THE EXERCISE: Return all of the lines below exactly as they are.

MATERIAL:
···
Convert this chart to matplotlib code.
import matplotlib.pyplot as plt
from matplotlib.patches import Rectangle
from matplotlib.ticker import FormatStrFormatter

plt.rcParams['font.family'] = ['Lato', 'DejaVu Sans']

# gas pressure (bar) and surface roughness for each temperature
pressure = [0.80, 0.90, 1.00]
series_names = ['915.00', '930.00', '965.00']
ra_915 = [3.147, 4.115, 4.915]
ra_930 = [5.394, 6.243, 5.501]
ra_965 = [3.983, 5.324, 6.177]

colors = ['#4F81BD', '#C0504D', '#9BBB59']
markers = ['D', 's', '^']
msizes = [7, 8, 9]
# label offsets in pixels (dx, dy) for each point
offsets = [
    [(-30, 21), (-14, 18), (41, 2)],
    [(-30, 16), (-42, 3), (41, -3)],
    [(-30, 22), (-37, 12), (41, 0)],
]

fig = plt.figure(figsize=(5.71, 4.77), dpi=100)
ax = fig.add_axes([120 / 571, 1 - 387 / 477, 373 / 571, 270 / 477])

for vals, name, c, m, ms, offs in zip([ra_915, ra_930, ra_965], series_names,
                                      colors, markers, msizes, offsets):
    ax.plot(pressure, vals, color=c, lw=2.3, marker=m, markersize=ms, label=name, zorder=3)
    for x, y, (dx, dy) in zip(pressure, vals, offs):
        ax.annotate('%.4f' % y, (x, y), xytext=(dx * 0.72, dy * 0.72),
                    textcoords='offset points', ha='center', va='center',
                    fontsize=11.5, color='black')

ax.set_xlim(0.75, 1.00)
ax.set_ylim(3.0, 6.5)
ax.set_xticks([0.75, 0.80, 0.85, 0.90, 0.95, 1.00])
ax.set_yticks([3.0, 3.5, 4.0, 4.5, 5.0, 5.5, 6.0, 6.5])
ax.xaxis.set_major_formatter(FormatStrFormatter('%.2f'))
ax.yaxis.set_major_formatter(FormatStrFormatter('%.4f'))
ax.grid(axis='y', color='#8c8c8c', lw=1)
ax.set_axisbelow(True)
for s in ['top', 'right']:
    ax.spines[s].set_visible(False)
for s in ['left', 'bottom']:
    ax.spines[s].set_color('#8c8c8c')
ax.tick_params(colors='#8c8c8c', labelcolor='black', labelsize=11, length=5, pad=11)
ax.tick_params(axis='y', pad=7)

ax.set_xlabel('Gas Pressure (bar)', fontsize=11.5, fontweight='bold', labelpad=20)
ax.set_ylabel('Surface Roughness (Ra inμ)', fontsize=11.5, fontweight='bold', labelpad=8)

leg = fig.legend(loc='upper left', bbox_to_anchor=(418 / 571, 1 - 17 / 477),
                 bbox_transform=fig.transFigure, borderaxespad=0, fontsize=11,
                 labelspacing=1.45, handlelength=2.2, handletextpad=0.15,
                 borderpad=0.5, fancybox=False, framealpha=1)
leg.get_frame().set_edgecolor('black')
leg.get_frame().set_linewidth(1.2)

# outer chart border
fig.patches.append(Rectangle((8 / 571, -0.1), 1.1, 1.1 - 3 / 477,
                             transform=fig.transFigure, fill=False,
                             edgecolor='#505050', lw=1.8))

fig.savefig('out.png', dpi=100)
···
RESPONSE TO THE TASK:
Convert this chart to matplotlib code.
import matplotlib.pyplot as plt
from matplotlib.patches import Rectangle
from matplotlib.ticker import FormatStrFormatter

plt.rcParams['font.family'] = ['Lato', 'DejaVu Sans']

# gas pressure (bar) and surface roughness for each temperature
pressure = [0.80, 0.90, 1.00]
series_names = ['915.00', '930.00', '965.00']
ra_915 = [3.147, 4.115, 4.915]
ra_930 = [5.394, 6.243, 5.501]
ra_965 = [3.983, 5.324, 6.177]

colors = ['#4F81BD', '#C0504D', '#9BBB59']
markers = ['D', 's', '^']
msizes = [7, 8, 9]
# label offsets in pixels (dx, dy) for each point
offsets = [
    [(-30, 21), (-14, 18), (41, 2)],
    [(-30, 16), (-42, 3), (41, -3)],
    [(-30, 22), (-37, 12), (41, 0)],
]

fig = plt.figure(figsize=(5.71, 4.77), dpi=100)
ax = fig.add_axes([120 / 571, 1 - 387 / 477, 373 / 571, 270 / 477])

for vals, name, c, m, ms, offs in zip([ra_915, ra_930, ra_965], series_names,
                                      colors, markers, msizes, offsets):
    ax.plot(pressure, vals, color=c, lw=2.3, marker=m, markersize=ms, label=name, zorder=3)
    for x, y, (dx, dy) in zip(pressure, vals, offs):
        ax.annotate('%.4f' % y, (x, y), xytext=(dx * 0.72, dy * 0.72),
                    textcoords='offset points', ha='center', va='center',
                    fontsize=11.5, color='black')

ax.set_xlim(0.75, 1.00)
ax.set_ylim(3.0, 6.5)
ax.set_xticks([0.75, 0.80, 0.85, 0.90, 0.95, 1.00])
ax.set_yticks([3.0, 3.5, 4.0, 4.5, 5.0, 5.5, 6.0, 6.5])
ax.xaxis.set_major_formatter(FormatStrFormatter('%.2f'))
ax.yaxis.set_major_formatter(FormatStrFormatter('%.4f'))
ax.grid(axis='y', color='#8c8c8c', lw=1)
ax.set_axisbelow(True)
for s in ['top', 'right']:
    ax.spines[s].set_visible(False)
for s in ['left', 'bottom']:
    ax.spines[s].set_color('#8c8c8c')
ax.tick_params(colors='#8c8c8c', labelcolor='black', labelsize=11, length=5, pad=11)
ax.tick_params(axis='y', pad=7)

ax.set_xlabel('Gas Pressure (bar)', fontsize=11.5, fontweight='bold', labelpad=20)
ax.set_ylabel('Surface Roughness (Ra inμ)', fontsize=11.5, fontweight='bold', labelpad=8)

leg = fig.legend(loc='upper left', bbox_to_anchor=(418 / 571, 1 - 17 / 477),
                 bbox_transform=fig.transFigure, borderaxespad=0, fontsize=11,
                 labelspacing=1.45, handlelength=2.2, handletextpad=0.15,
                 borderpad=0.5, fancybox=False, framealpha=1)
leg.get_frame().set_edgecolor('black')
leg.get_frame().set_linewidth(1.2)

# outer chart border
fig.patches.append(Rectangle((8 / 571, -0.1), 1.1, 1.1 - 3 / 477,
                             transform=fig.transFigure, fill=False,
                             edgecolor='#505050', lw=1.8))

fig.savefig('out.png', dpi=100)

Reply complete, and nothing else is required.